Poetry Society of Oklahoma
- Established: 1934
- Type: Poetry organization
- Location: Oklahoma;
- Website: www.angelfire.com/poetry/pso/

= Poetry Society of Oklahoma =

Poet society in Oklahoma

The Poetry Society of Oklahoma (PSO) is a non-profit state-level poetry association in the U.S. state of Oklahoma. The organization is affiliated with the National Federation of State Poetry Societies (NFSPS), and promotes poetry, conducts monthly and annual contests, publishes poetry books and organizes periodic meetings, workshops and festivals.

==History==

Red Earth Revisited, 2015 anthology of the Poetry Society of Oklahoma

The Poetry Society of Oklahoma was established February 9, 1934, by literary editor Zoe Tilghman, who invited 30 poets to meet at the YMCA library in Oklahoma City. The group approved a plan for the poetry society and elected officers a month later. Tilghman served as the first president of the organization.

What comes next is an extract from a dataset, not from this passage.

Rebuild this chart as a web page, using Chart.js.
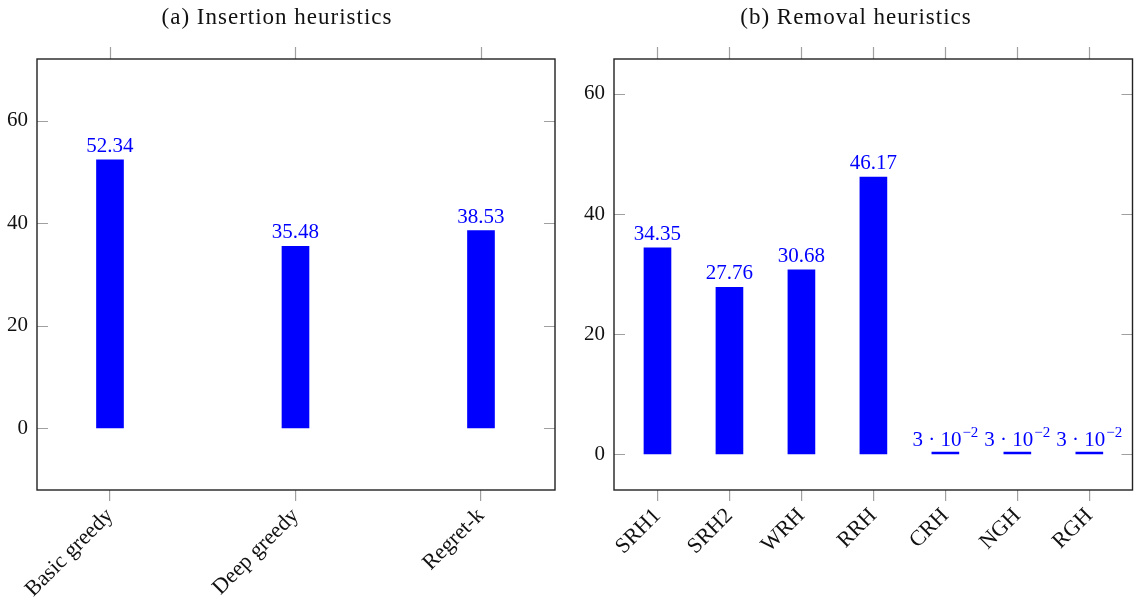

In 1969 PSO sponsored their first Statewide Youth Poetry Contest for Oklahoma Public School students. The society affiliated with NFSPS in 1971 and incorporated as a non-profit on January 11, 1985. The organization has hosted the NFSPS national convention in 1968, 1989 and 2007. The society features six past Poet Laureates of Oklahoma as members, including: Bess Truitt, Rudolph Hill, Leslie McRill, Carol Hamilton, Carl Sennhenn and Eddie Wilcoxen.

==Activities==

PSO sponsors an annual awards cycle and hosts an Awards Banquet in March where awards are announced and the winning poems read. In 2003 the organization began honoring an annual Poet Laureate at the banquet. PSO observes October 15 as Poetry Day and also organizes and sponsors other events during the year. In 2007 the society hosted the annual NSFPS conference in Oklahoma City. The organization publishes a bi-monthly newsletter, the Oklahoma Rose and publishes periodic anthologies of member poetry.

Poems by PSO members are featured at the Oklahoma City National Memorial & Museum.